Just to add slightly to the answer of @SubravetiSuraj (+1)
Cross-validation gives a pessimistically biased estimate of performance because most statistical models will improve if the training set is made larger. This means that k-fold cross-validation estimates the performance of a model trained on a dataset $100\times\frac{(k-1)}{k}\%$ of the available data, rather than on 100% of it. So if you perform cross-validation to estimate performance, and then use a model trained on all of the data for operational use, it will perform slightly better than the cross-validation estimate suggests.
Leave-one-out cross-validation is approximately unbiased, because the difference in size between the training set used in each fold and the entire dataset is only a single pattern. There is a paper on this by Luntz and Brailovsky (in Russian).
Luntz, Aleksandr, and Viktor Brailovsky. "On estimation of characters obtained in statistical procedure of recognition." Technicheskaya Kibernetica 3.6 (1969): 6–12.
see also
Lachenbruch,Peter A., and Mickey, M. Ray. "Estimation of Error Rates in Discriminant Analysis." Technometrics 10.1 (1968): 1–11.

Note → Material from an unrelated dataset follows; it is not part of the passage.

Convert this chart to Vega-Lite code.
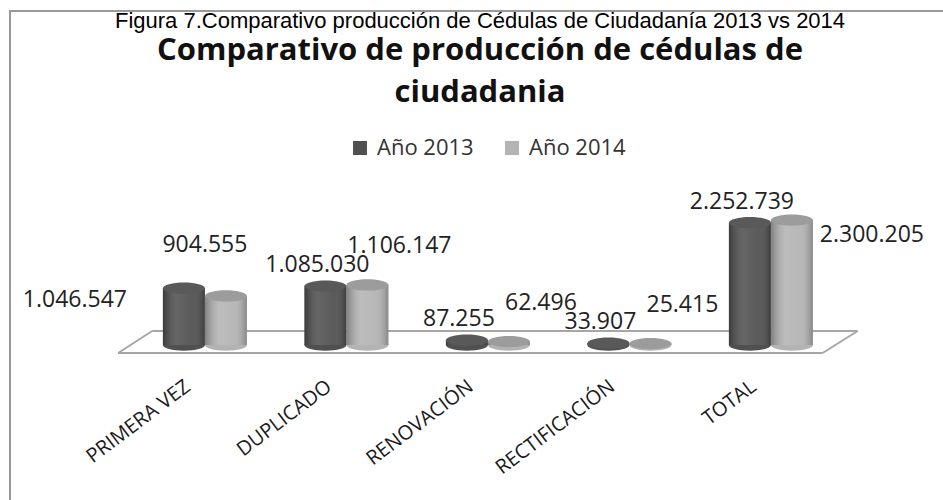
{
  "$schema": "https://vega.github.io/schema/vega-lite/v6.json",
  "width": 940,
  "height": 495,
  "autosize": {"type": "none"},
  "padding": {"left": 10, "top": 11, "right": 0, "bottom": 0},
  "background": "white",
  "config": {
    "locale": {"number": {"decimal": ",", "thousands": ".", "grouping": [3], "currency": ["$", ""]}},
    "view": {"stroke": "#999999", "strokeWidth": 2},
    "font": "Open Sans"
  },
  "title": {
    "text": "Figura 7.Comparativo producción de Cédulas de  Ciudadanía  2013 vs  2014",
    "subtitle": ["Comparativo de producción de cédulas de", "ciudadania"],
    "anchor": "middle",
    "frame": "group",
    "font": "Liberation Sans",
    "fontSize": 22,
    "fontWeight": "normal",
    "color": "#000000",
    "subtitleFont": "Open Sans",
    "subtitleFontSize": 31,
    "subtitleFontWeight": "bold",
    "subtitleColor": "#111111",
    "subtitleLineHeight": 42,
    "subtitlePadding": 3,
    "offset": -98
  },
  "data": {
    "values": [
      {"categoria": "PRIMERA VEZ", "anio": "Año 2013", "valor": 1046547},
      {"categoria": "PRIMERA VEZ", "anio": "Año 2014", "valor": 904555},
      {"categoria": "DUPLICADO", "anio": "Año 2013", "valor": 1085030},
      {"categoria": "DUPLICADO", "anio": "Año 2014", "valor": 1106147},
      {"categoria": "RENOVACIÓN", "anio": "Año 2013", "valor": 87255},
      {"categoria": "RENOVACIÓN", "anio": "Año 2014", "valor": 62496},
      {"categoria": "RECTIFICACIÓN", "anio": "Año 2013", "valor": 33907},
      {"categoria": "RECTIFICACIÓN", "anio": "Año 2014", "valor": 25415},
      {"categoria": "TOTAL", "anio": "Año 2013", "valor": 2252739},
      {"categoria": "TOTAL", "anio": "Año 2014", "valor": 2300205}
    ]
  },
  "layer": [
    {
      "data": {"values": [{}]},
      "mark": {"type": "rule", "color": "#a6a6a6", "strokeWidth": 2, "xOffset": -16, "x2Offset": -19},
      "encoding": {
        "x": {"datum": "PRIMERA VEZ", "type": "nominal", "bandPosition": 0},
        "x2": {"datum": "TOTAL", "bandPosition": 1},
        "y": {"datum": -147000, "type": "quantitative", "axis": null}
      }
    },
    {
      "data": {"values": [{}]},
      "mark": {"type": "rule", "color": "#a6a6a6", "strokeWidth": 2, "xOffset": 18, "x2Offset": 16},
      "encoding": {
        "x": {"datum": "PRIMERA VEZ", "type": "nominal", "bandPosition": 0},
        "x2": {"datum": "TOTAL", "bandPosition": 1},
        "y": {"datum": 258000, "type": "quantitative", "axis": null}
      }
    },
    {
      "data": {"values": [{}]},
      "mark": {"type": "rule", "color": "#a6a6a6", "strokeWidth": 2, "xOffset": -16, "x2Offset": 18},
      "encoding": {
        "x": {"datum": "PRIMERA VEZ", "type": "nominal", "bandPosition": 0},
        "x2": {"datum": "PRIMERA VEZ", "bandPosition": 0},
        "y": {"datum": -147000, "type": "quantitative", "axis": null},
        "y2": {"datum": 258000}
      }
    },
    {
      "data": {"values": [{}]},
      "mark": {"type": "rule", "color": "#a6a6a6", "strokeWidth": 2, "xOffset": -19, "x2Offset": 16},
      "encoding": {
        "x": {"datum": "TOTAL", "type": "nominal", "bandPosition": 1},
        "x2": {"datum": "TOTAL", "bandPosition": 1},
        "y": {"datum": -147000, "type": "quantitative", "axis": null},
        "y2": {"datum": 258000}
      }
    },
    {
      "mark": {"type": "point", "shape": "M-1,0A1,0.27,0,1,1,1,0A1,0.27,0,1,1,-1,0Z", "size": 1764, "filled": true, "opacity": 1, "strokeWidth": 0},
      "encoding": {
        "x": {"field": "categoria", "type": "nominal"},
        "xOffset": {"field": "anio", "type": "nominal"},
        "y": {"datum": 0, "type": "quantitative", "axis": null},
        "color": {"field": "anio", "type": "nominal"}
      }
    },
    {
      "mark": {"type": "bar"},
      "encoding": {
        "x": {
          "field": "categoria",
          "type": "nominal",
          "sort": null,
          "scale": {"domain": ["PRIMERA VEZ", "DUPLICADO", "RENOVACIÓN", "RECTIFICACIÓN", "TOTAL"], "paddingInner": 0, "paddingOuter": 0.8216, "align": 0.534},
          "axis": {"title": null, "orient": "bottom", "offset": -150, "domain": false, "ticks": false, "labelAngle": -37, "labelAlign": "right", "labelBaseline": "middle", "labelPadding": 28, "labelOffset": -17, "labelFont": "Open Sans", "labelFontSize": 20, "labelColor": "#1a1a1a"}
        },
        "xOffset": {"field": "anio", "type": "nominal", "scale": {"paddingInner": 0, "paddingOuter": 0.6845}},
        "y": {"field": "valor", "type": "quantitative", "scale": {"domain": [-2965000, 6151000], "nice": false, "zero": false}, "axis": null},
        "y2": {"datum": 0},
        "color": {
          "field": "anio",
          "type": "nominal",
          "scale": {"range": ["#505050", "#b3b3b3"]},
          "legend": {"orient": "none", "legendX": 339, "legendY": 126, "direction": "horizontal", "title": null, "symbolType": "square", "symbolSize": 196, "symbolStrokeWidth": 0, "labelFont": "Open Sans", "labelFontSize": 22, "labelColor": "#333333", "columnPadding": 27, "labelOffset": 6, "padding": 0}
        }
      }
    },
    {
      "mark": {
        "type": "bar",
        "fill": {
          "gradient": "linear", "x1": 0, "x2": 1, "y1": 0, "y2": 0,
          "stops": [
            {"offset": 0, "color": "rgba(0,0,0,0.28)"},
            {"offset": 0.35, "color": "rgba(255,255,255,0.12)"},
            {"offset": 0.7, "color": "rgba(255,255,255,0.06)"},
            {"offset": 1, "color": "rgba(0,0,0,0.25)"}
          ]
        }
      },
      "encoding": {
        "x": {"field": "categoria", "type": "nominal"},
        "xOffset": {"field": "anio", "type": "nominal"},
        "y": {"field": "valor", "type": "quantitative", "axis": null},
        "y2": {"datum": 0}
      }
    },
    {
      "mark": {"type": "point", "shape": "M-1,0A1,0.27,0,1,1,1,0A1,0.27,0,1,1,-1,0Z", "size": 1764, "filled": true, "opacity": 1, "strokeWidth": 0},
      "encoding": {
        "x": {"field": "categoria", "type": "nominal"},
        "xOffset": {"field": "anio", "type": "nominal"},
        "y": {"field": "valor", "type": "quantitative", "axis": null},
        "fill": {"field": "anio", "type": "nominal", "scale": {"range": ["#595959", "#9c9c9c"]}, "legend": null}
      }
    },
    {
      "transform": [{"filter": "datum.anio == 'Año 2013' && datum.categoria != 'PRIMERA VEZ'"}],
      "mark": {"type": "text", "font": "Open Sans", "fontSize": 23, "color": "#222222", "align": "center", "baseline": "middle", "dx": -8, "dy": -21},
      "encoding": {
        "x": {"field": "categoria", "type": "nominal"},
        "xOffset": {"field": "anio", "type": "nominal"},
        "y": {"field": "valor", "type": "quantitative", "axis": null},
        "text": {"field": "valor", "type": "quantitative", "format": ",d"}
      }
    },
    {
      "transform": [{"filter": "datum.anio == 'Año 2013' && datum.categoria == 'PRIMERA VEZ'"}],
      "mark": {"type": "text", "font": "Open Sans", "fontSize": 23, "color": "#222222", "align": "center", "baseline": "middle", "dx": -109, "dy": 12},
      "encoding": {
        "x": {"field": "categoria", "type": "nominal"},
        "xOffset": {"field": "anio", "type": "nominal"},
        "y": {"field": "valor", "type": "quantitative", "axis": null},
        "text": {"field": "valor", "type": "quantitative", "format": ",d"}
      }
    },
    {
      "transform": [{"filter": "datum.anio == 'Año 2014' && datum.categoria != 'PRIMERA VEZ' && datum.categoria != 'TOTAL'"}],
      "mark": {"type": "text", "font": "Open Sans", "fontSize": 23, "color": "#222222", "align": "center", "baseline": "middle", "dx": 32, "dy": -39},
      "encoding": {
        "x": {"field": "categoria", "type": "nominal"},
        "xOffset": {"field": "anio", "type": "nominal"},
        "y": {"field": "valor", "type": "quantitative", "axis": null},
        "text": {"field": "valor", "type": "quantitative", "format": ",d"}
      }
    },
    {
      "transform": [{"filter": "datum.anio == 'Año 2014' && datum.categoria == 'PRIMERA VEZ'"}],
      "mark": {"type": "text", "font": "Open Sans", "fontSize": 23, "color": "#222222", "align": "center", "baseline": "middle", "dx": -21, "dy": -51},
      "encoding": {
        "x": {"field": "categoria", "type": "nominal"},
        "xOffset": {"field": "anio", "type": "nominal"},
        "y": {"field": "valor", "type": "quantitative", "axis": null},
        "text": {"field": "valor", "type": "quantitative", "format": ",d"}
      }
    },
    {
      "transform": [{"filter": "datum.anio == 'Año 2014' && datum.categoria == 'TOTAL'"}],
      "mark": {"type": "text", "font": "Open Sans", "fontSize": 23, "color": "#222222", "align": "center", "baseline": "middle", "dx": 80, "dy": 15},
      "encoding": {
        "x": {"field": "categoria", "type": "nominal"},
        "xOffset": {"field": "anio", "type": "nominal"},
        "y": {"field": "valor", "type": "quantitative", "axis": null},
        "text": {"field": "valor", "type": "quantitative", "format": ",d"}
      }
    }
  ]
}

However, while leave-one-out cross-validation is approximately unbiased, it tends to have a high variance (so you would get very different estimates if you repeated the estimate with different initial samples of data from the same distribution). As the error of the estimator is a combination of bias and variance, whether leave-one-out cross-validation is better than 10-fold cross-validation depends on both quantities.
Now the variance in fitting the model tends to be higher if it is fitted to a small dataset (as it is more sensitive to any noise/sampling artifacts in the particular training sample used). This means that 10-fold cross-validation is likely to have a high variance (as well as a higher bias) if you only have a limited amount of data, as the size of the training set will be smaller than for LOOCV. So k-fold cross-validation can have variance issues as well, but for a different reason. This is why LOOCV is often better when the size of the dataset is small.
However, the main reason for using LOOCV in my opinion is that it is computationally inexpensive for some models (such as linear regression, most kernel methods, nearest-neighbour classifiers, etc.), and unless the dataset were very small, I would use 10-fold cross-validation if it fitted in my computational budget, or better still, bootstrap estimation and bagging.